Americans want Congress to improve the Affordable Care Act, not repeal it, according to two recent polls from Kaiser Tracking Health and Garin Hart Yang Research Group. But a special election in Florida this week has political analysts looking for clues on how candidates’ views on the Affordable Care Act will play out in midterm elections later this year.

On Tuesday, Republican David Jolly—who  ran on a platform to repeal the Affordable Care Act—defeated Democrat Alex Sink to win a tight election replacing a Republican (C.W. “Bill” Young) who served for 42 years. Leading up to that election, Independents favored a Democrat who vowed to improve the Affordable Care Act over a Republican who supported the repeal (by a margin of 57 percent to 31 percent), according to Democratic pollster Geoff Garin.

The race focused heavily on the merits of the Affordable Care Act. Alex Sink attacked Jolly for supporting antiquated policies like reverting back to the days when health insurance companies could deny people coverage based on a pre-existing condition. Sink’s adspromised to “keep what’s right and fix what’s wrong” with the Affordable Care Act. Interestingly, polling shows that voters were equally (or perhaps more) concerned about Jolly’s position to repeal the law as they were about Sink’s support of the law.

Republican strategists are pointing to Sink’s loss as a warning sign that support for the Affordable Care Act will spell trouble for Democratic candidates this November. Democrats, in turn, point to poor voter turnout among their supporters.

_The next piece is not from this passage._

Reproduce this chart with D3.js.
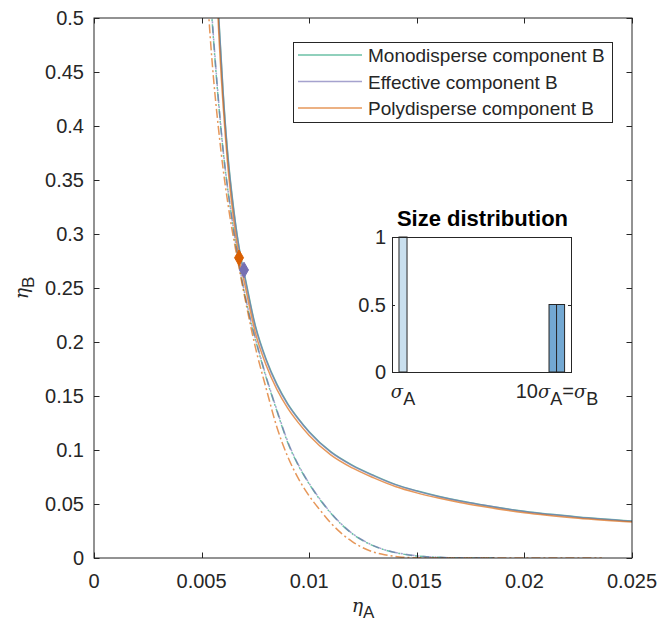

So what do Tuesday’s election results tell us? These results may not be a good barometer for how the public is thinking about the Affordable Care Act. For example, the Kaiser Health Tracking Poll from February 2014 shows that a majority of the public (56 percent) want Congress to keep the Affordable Care Act in place. Fifty percent of independents want Congress to either keep the law as it is or leave it in place and improve it. And only 33 percent of Independents say they want Congress to repeal the law entirely or repeal the law and replace it with a Republican alternative. Clearly, the story is more complicated than the results of one special election in Florida.